Rosneft, the world’s biggest traded oil company, is facing taxes and export duties that amount to a marginal rate of 82pc on revenues. “This is enormous, it’s unbelievable. The attractiveness of the oil industry is all about tax rates,” he said.

He stated caustically that the government cannot seem to make up its mind how to tackle the economic crisis, openly attacking ministers sitting next to him at the VTB Capital forum. “We have lots of models but unfortunately we are failing to see any actual growth,” he said.

Mr Sechin said Russia faces stiff competition from Saudi Arabia, which has begun ship oil at cut-throat prices into the Baltic through the Polish port of Gdansk, taking local market share from under the noses of the Russians.
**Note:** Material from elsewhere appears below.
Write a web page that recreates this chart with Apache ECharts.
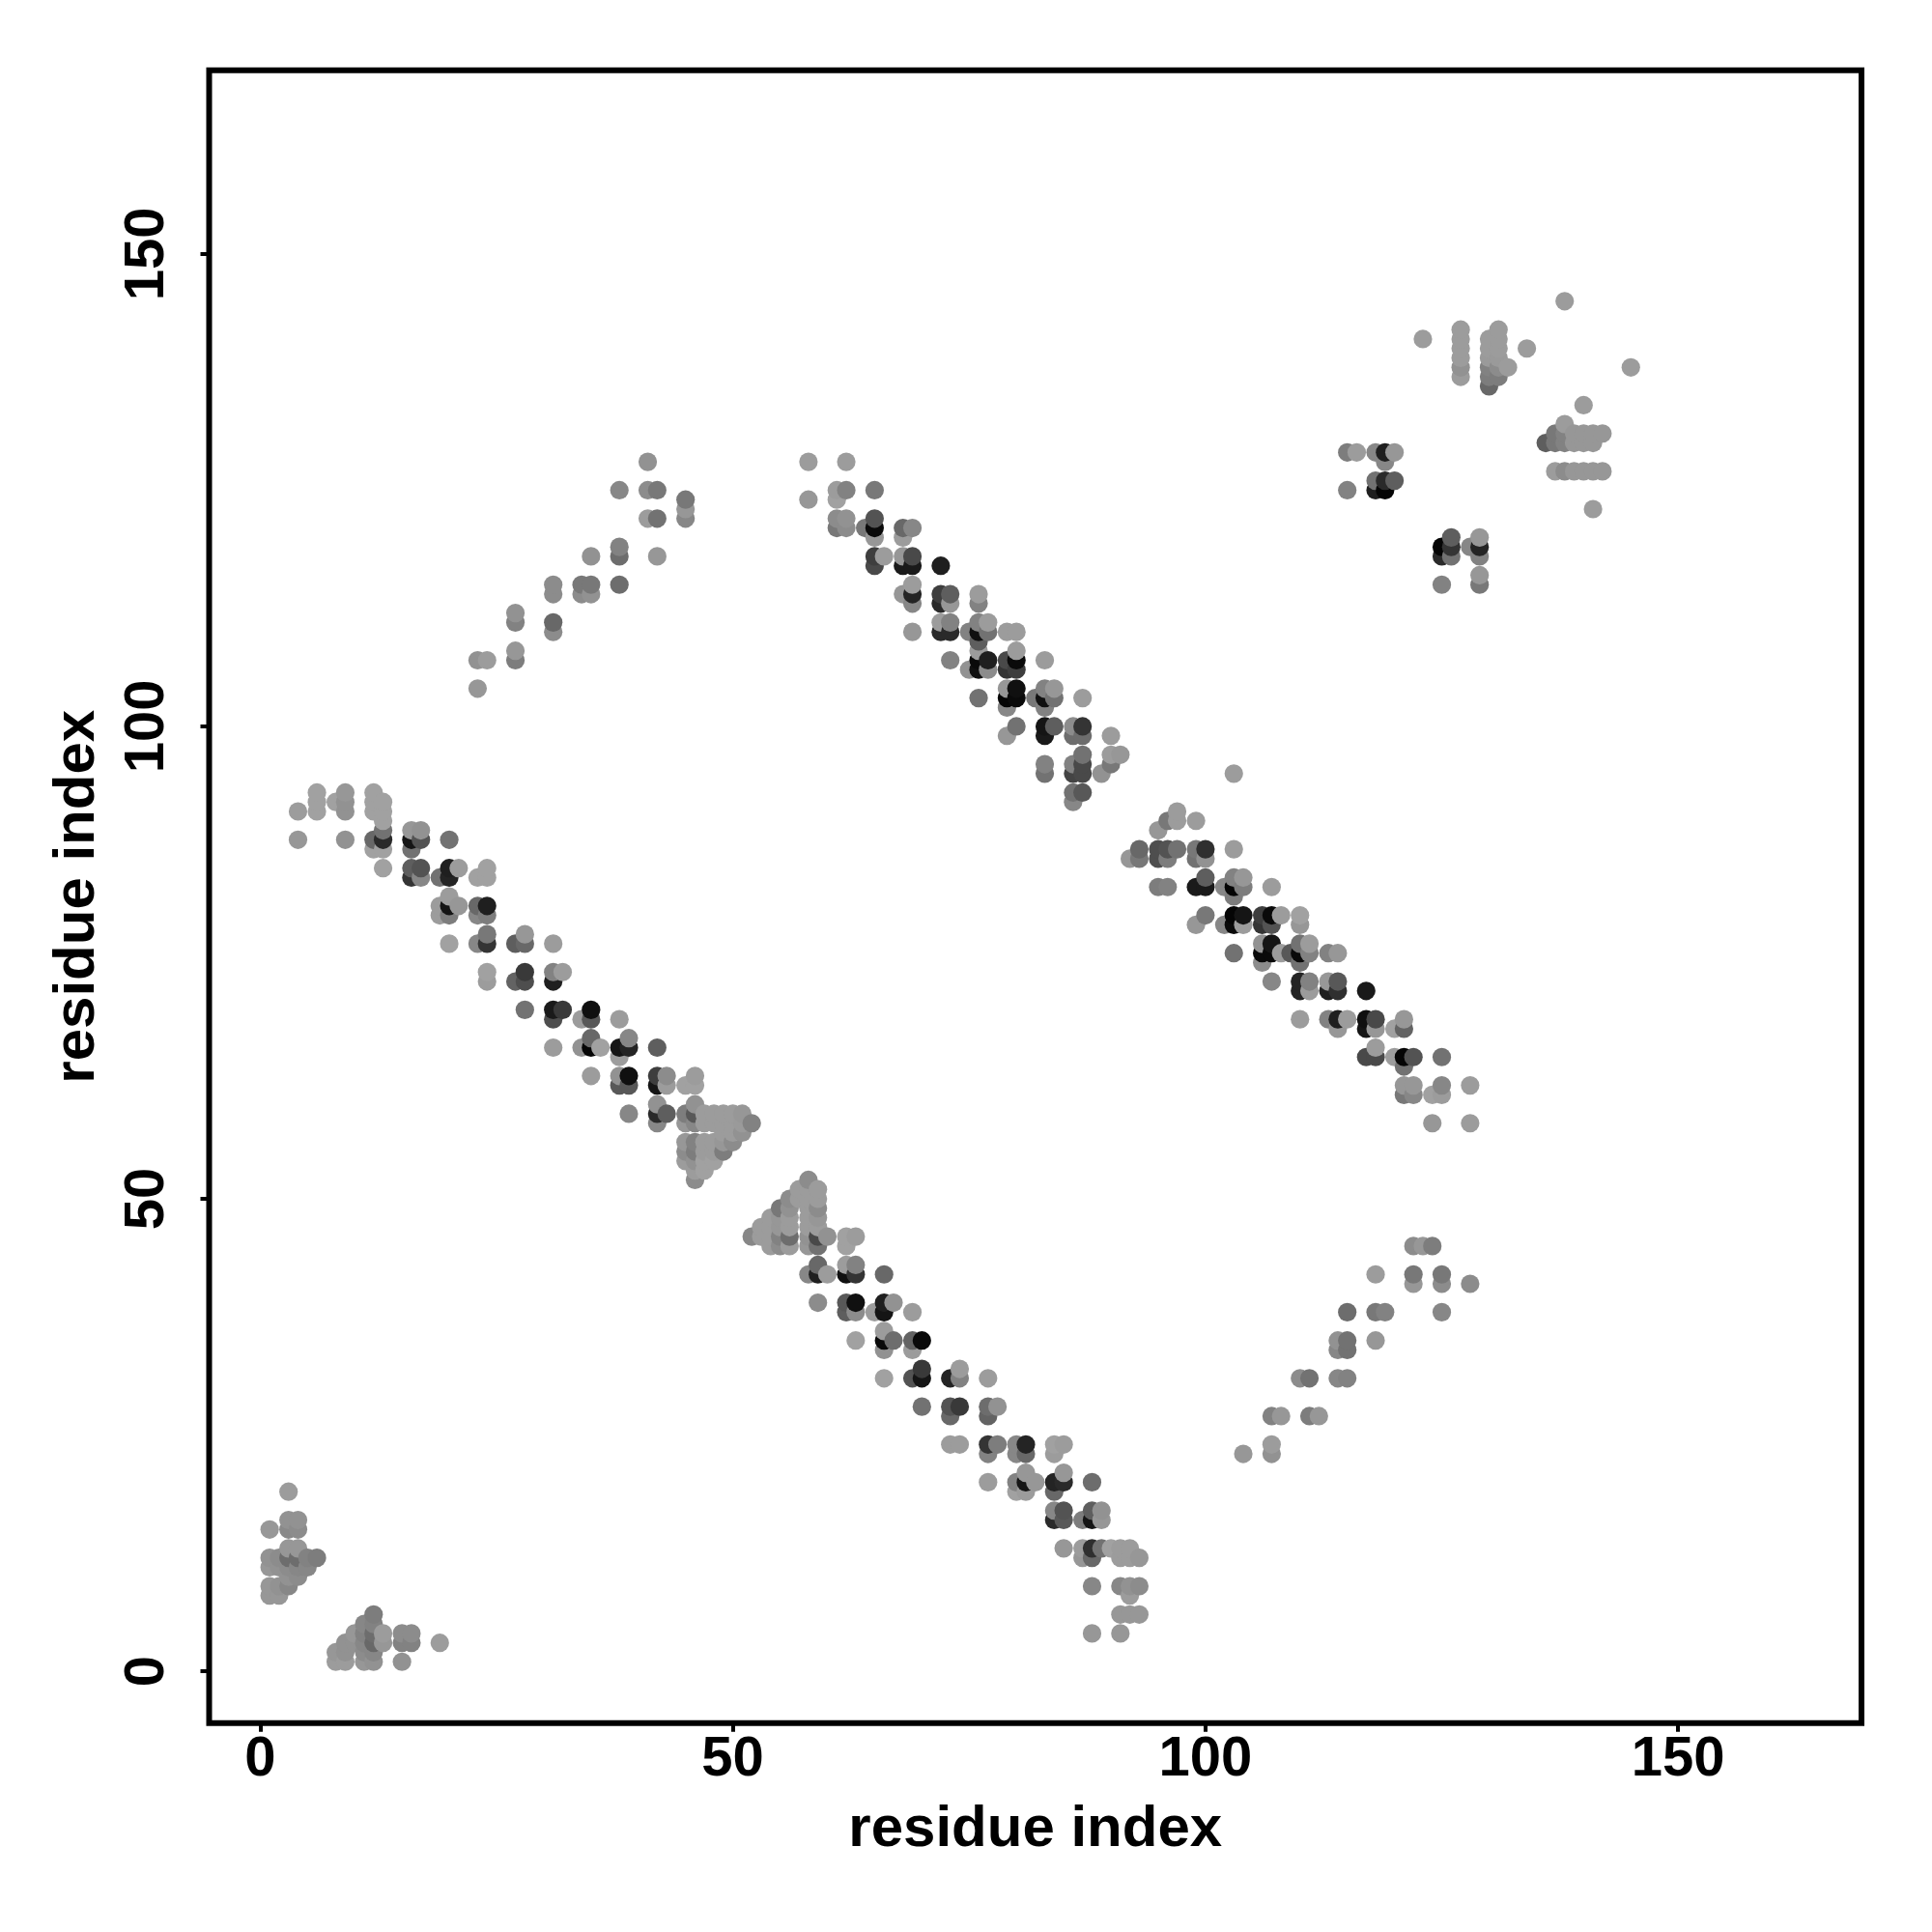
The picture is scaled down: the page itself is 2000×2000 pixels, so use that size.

But the ‘game changer’ is US shale that has displaced Saudi Arabia as the fundamental price-setter for the world. He said the immediate prospects of the global oil industry now depend on whether shale producers have enough hedging contracts to last beyond the end of the year.

Russia is currently the world’s largest oil producer, extracting 10.7m barrels a day (b\d), but is living off legacy investments. Plans to develop the off-shore fields in the Arctic and the vast shale reserves of the Bazhenov Basin are not viable at current oil prices, and in any case rely on imported technology that is subject to western sanctions.

Mr Putin said the economic crisis has touched bottom and the decision to let the currency slide by 50pc rather than waste reserves defending the exchange rate is starting to bear fruit.

“We are seeing the first signs of stabilization, even though some sectors of the economy are still in recession. We are seeing more confidence in manufacturing industries. Things are looking up,” he said.

Russian companies have survived being shut out of the global capital markets for most of the last eighteen months and have repaid much of their hard currency debt as it comes due, greatly reducing their vulnerability.

Capital is no longer fleeing the country. There were net inflows of $5.3bn in the third quarter, the first positive figures since 2010. “What it shows is that markets are responding very quickly to what is happening in our country”, he said.

The International Monetary Fund is less sanguine. It has cut its forecast for Russia yet again, expecting the economy to contract by 3.8pc this year and a further 0.6pc next year.